Compact in size. They don’t take up a lot of space because they’re pretty small machines. That also plays in their favour because they can fit in very tight, small spaces.
❌ Negatives –
On the con side, when it comes to a hydraulic machine,
You’re not going to collect any data. Most of these rowing machines don’t have any useful data coming in to monitor. Maybe there’s a time function, frankly, that’s probably it. Most of them aren’t measuring any kind of wattage or output, because there’s not a whole lot of accuracy that comes from these machines.
Not actually emulating the rowing stroke. That’s probably my biggest knock of most piston-driven machines. They just don’t take you through the rowing stroke. The closest I could relate to is like a rowboat, like a fixed-seat rowboat in a big open lake where you’re like doing this thing. So maybe you’re emulating row boats, but real rowing is a leg with a sliding seat, it’s a big leg push, and that’s where so much of the value of rowing comes from is in its movement. So odds are you’re not getting the benefits of rowing with hydraulic machines.
You probably can’t adjust the Resistance. There’s no real way to create consistency with that changeover in resistance if you’re able to. There’s probably no measurement when it comes to it. Am I going to knock somebody who buys this machine for the price? No, but if we’re evaluating these from pros and cons, the fact that you can’t adjust resistance, is definitely a con.
☑️ Magnetic rowers emerged in the late 20th century, they offer precise resistance control, quiet operation, and minimal maintenance compared to other types of rowers. With features like digital monitors and programmable workouts, magnetic rowers gained popularity in home gyms and fitness centers.
Now, with magnetic resistance, there’s a bit of a split here because you have magnetic, manual magnetic, and electromagnetic (EMR).
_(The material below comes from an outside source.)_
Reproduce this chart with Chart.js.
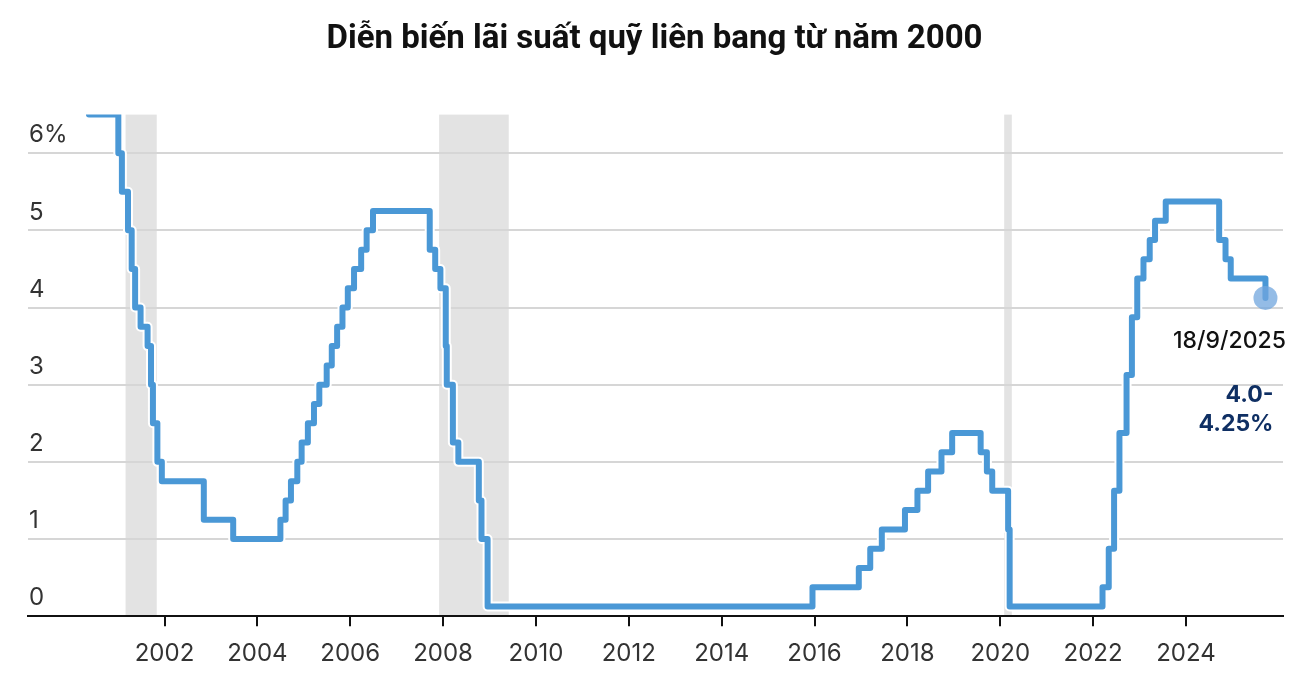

So EMR and manual magnetic, both are going to create resistance, in that magnets are going to create the resistance of what is probably still a flywheel inside of the machine.
But the difference with a magnetic is that you’re generally going to use some kind of manual adjustment like a turn of a knob or something to bring magnets closer together which creates more resistance on the flywheel.
This creates a heavier feeling, or you turn it the other way, and they get further apart, which means that they don’t have as strong of a pull to each other, and that is going to create less resistance.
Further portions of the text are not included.